In the records below, find each line containing the word "this" and copy it.

☆ ☆ ☆ ☆ ☆ ☆ ☆

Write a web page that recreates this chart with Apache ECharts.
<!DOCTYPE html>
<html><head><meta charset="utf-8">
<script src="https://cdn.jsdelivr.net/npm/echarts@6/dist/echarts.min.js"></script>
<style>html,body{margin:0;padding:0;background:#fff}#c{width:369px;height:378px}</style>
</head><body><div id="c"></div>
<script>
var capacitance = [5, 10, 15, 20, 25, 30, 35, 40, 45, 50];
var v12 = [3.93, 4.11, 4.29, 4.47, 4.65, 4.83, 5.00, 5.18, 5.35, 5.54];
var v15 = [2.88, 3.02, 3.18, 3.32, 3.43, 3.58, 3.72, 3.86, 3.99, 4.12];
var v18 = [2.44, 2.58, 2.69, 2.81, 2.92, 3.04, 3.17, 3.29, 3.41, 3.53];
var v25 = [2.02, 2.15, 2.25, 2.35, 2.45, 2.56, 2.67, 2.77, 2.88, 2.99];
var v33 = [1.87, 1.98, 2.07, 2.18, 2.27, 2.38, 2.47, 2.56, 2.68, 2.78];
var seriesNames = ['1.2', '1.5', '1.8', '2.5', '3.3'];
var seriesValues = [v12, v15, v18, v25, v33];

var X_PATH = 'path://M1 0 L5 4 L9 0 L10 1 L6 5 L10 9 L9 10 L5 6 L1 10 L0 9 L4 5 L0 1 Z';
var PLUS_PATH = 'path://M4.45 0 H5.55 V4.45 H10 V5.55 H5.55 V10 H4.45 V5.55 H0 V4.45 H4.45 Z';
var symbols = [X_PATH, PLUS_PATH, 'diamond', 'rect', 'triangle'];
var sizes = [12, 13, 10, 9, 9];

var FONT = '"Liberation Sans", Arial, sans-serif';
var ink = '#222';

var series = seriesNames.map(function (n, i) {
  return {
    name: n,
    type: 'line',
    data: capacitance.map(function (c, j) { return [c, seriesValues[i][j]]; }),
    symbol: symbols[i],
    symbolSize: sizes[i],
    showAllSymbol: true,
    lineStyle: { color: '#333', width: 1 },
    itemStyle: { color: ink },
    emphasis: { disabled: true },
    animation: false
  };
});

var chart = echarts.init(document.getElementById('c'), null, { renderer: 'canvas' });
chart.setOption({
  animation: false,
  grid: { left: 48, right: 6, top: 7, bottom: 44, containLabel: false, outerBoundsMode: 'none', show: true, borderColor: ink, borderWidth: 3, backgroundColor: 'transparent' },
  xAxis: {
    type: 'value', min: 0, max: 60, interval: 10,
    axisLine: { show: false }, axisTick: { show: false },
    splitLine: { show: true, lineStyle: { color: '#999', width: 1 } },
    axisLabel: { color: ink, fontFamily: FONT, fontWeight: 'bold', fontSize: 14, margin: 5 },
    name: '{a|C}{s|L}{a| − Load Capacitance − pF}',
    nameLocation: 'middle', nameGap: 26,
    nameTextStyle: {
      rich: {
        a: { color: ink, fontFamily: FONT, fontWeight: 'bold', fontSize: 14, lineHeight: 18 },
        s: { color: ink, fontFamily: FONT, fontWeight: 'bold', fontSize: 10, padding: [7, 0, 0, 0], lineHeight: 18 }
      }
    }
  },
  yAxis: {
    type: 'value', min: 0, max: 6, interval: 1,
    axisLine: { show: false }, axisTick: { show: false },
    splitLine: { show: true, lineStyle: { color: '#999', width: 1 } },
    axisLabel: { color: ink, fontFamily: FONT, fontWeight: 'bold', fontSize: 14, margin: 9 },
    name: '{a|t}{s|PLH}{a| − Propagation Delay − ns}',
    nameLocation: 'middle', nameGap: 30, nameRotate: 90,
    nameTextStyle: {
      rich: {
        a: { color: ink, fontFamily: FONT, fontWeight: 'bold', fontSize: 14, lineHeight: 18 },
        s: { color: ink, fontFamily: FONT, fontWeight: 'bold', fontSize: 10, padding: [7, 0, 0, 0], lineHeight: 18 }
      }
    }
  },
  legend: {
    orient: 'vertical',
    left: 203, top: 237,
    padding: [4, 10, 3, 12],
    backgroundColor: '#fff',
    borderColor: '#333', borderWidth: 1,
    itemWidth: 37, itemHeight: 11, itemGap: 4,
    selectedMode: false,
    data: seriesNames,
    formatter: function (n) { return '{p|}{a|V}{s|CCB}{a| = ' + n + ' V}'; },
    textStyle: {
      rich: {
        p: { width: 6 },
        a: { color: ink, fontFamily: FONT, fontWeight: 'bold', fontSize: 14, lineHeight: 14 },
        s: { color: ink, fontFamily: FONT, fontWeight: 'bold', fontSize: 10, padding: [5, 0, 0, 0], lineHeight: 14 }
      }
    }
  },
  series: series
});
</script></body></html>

☆ ☆ ☆ ☆ ☆ ☆ ☆

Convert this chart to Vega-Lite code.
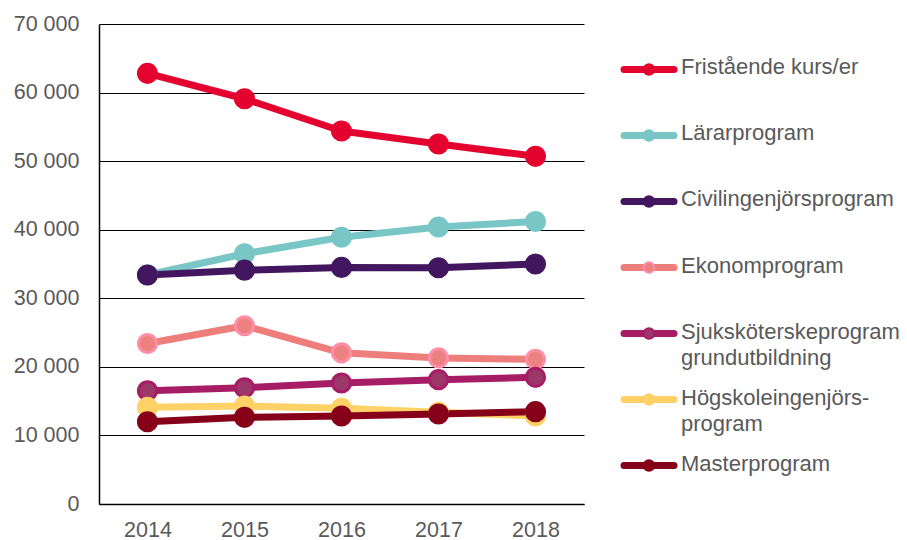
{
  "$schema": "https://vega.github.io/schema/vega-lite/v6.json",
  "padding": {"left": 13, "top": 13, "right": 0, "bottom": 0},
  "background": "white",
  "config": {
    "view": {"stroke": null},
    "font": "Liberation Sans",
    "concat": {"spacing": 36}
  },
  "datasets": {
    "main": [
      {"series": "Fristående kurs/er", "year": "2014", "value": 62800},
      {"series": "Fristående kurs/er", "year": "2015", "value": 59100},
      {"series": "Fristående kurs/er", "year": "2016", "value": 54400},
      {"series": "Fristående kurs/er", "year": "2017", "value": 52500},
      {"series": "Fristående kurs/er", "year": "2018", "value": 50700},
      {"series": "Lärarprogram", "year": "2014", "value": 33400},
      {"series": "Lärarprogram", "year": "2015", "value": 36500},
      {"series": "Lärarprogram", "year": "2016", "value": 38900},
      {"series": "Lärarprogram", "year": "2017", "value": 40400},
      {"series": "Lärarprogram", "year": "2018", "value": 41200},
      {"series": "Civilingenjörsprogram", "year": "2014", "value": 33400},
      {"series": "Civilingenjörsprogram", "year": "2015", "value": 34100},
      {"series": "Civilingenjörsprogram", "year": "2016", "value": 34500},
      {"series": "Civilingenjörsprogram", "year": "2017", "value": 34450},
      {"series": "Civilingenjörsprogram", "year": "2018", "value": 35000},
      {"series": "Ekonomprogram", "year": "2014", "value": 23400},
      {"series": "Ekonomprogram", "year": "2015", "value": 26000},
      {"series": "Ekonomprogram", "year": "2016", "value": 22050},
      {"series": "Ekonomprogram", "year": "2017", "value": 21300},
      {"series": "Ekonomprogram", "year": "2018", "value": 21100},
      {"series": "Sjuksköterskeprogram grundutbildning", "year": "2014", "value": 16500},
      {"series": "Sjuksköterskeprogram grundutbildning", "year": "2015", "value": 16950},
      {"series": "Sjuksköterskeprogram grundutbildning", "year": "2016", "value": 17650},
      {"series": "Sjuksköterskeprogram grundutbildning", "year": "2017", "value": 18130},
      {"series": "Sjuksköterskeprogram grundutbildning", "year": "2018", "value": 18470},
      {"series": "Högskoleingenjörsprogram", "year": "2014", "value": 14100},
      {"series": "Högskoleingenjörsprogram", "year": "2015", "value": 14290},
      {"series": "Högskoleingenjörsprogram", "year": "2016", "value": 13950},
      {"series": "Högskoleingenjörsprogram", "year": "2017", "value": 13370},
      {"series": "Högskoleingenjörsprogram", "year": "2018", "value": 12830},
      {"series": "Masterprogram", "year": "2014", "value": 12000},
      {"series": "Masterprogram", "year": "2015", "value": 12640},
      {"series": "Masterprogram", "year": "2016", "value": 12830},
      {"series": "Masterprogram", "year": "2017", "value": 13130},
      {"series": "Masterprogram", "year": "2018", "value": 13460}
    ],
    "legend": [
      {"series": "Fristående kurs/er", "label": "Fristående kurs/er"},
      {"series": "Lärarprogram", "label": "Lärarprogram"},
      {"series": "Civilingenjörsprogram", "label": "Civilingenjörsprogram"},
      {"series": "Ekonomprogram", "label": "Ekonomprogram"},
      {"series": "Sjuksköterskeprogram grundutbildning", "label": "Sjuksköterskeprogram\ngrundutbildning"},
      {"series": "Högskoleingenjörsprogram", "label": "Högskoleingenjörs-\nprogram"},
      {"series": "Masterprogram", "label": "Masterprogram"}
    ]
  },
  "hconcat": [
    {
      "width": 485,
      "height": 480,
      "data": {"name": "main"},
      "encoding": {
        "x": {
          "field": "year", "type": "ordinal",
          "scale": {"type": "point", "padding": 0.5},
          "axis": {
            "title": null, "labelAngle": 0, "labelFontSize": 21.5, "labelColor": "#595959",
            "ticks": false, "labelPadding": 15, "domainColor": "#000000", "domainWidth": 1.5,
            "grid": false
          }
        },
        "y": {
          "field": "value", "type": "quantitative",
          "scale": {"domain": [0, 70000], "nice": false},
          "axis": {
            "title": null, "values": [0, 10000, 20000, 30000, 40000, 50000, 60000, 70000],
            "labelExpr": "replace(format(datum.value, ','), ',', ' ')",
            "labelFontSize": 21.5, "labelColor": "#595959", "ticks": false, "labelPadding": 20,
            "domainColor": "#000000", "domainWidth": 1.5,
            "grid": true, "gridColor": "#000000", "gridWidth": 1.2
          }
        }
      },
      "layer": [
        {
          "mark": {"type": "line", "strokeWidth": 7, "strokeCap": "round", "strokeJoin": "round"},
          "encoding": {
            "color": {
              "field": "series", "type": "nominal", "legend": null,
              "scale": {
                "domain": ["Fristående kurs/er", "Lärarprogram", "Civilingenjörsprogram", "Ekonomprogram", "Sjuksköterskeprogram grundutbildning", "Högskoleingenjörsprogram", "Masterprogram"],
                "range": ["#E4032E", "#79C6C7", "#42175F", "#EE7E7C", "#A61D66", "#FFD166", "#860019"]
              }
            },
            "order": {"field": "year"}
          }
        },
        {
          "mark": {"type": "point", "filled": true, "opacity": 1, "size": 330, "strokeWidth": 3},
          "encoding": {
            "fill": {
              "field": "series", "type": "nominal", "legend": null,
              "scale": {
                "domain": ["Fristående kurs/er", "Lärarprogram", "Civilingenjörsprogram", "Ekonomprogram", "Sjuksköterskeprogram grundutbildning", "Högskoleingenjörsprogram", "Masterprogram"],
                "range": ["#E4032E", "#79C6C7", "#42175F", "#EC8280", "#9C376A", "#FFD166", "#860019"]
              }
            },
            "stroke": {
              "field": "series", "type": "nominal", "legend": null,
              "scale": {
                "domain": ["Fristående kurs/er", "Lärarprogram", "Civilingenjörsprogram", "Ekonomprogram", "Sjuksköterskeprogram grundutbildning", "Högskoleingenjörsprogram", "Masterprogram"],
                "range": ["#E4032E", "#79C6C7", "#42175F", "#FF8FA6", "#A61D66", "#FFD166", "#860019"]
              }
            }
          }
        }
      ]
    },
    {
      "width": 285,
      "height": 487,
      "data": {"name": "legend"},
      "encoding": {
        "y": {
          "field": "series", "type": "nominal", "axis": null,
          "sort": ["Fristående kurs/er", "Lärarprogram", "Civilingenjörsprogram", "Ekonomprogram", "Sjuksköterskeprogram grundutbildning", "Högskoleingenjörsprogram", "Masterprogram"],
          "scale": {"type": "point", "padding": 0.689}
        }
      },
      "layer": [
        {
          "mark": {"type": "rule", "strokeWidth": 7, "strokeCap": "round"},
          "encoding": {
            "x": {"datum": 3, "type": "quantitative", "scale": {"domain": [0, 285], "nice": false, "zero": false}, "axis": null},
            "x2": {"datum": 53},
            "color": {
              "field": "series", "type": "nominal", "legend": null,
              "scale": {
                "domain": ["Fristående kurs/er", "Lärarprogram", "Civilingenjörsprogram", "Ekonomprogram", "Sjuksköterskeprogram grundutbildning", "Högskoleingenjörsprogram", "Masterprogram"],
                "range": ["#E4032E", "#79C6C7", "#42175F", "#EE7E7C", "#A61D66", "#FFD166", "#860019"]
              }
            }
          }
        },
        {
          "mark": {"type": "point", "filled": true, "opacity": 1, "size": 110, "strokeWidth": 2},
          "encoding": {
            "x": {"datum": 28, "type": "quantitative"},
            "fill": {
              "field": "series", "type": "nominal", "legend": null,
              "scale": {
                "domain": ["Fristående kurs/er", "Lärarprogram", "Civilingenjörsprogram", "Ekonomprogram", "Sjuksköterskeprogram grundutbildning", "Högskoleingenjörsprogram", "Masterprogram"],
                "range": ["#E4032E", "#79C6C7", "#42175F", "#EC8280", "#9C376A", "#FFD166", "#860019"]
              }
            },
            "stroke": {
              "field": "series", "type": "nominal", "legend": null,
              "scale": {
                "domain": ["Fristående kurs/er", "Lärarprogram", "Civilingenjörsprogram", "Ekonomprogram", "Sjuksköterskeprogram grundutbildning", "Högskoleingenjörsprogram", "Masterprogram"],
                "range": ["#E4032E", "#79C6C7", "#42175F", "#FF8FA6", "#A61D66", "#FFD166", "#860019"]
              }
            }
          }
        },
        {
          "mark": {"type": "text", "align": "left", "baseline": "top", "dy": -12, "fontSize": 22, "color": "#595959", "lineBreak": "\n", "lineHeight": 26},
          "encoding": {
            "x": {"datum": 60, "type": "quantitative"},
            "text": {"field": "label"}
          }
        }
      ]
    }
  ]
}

☆ ☆ ☆ ☆ ☆ ☆ ☆

* **RESULT**
Write a web page that recreates this chart with Apache ECharts.
Convert this chart to Vega-Lite code.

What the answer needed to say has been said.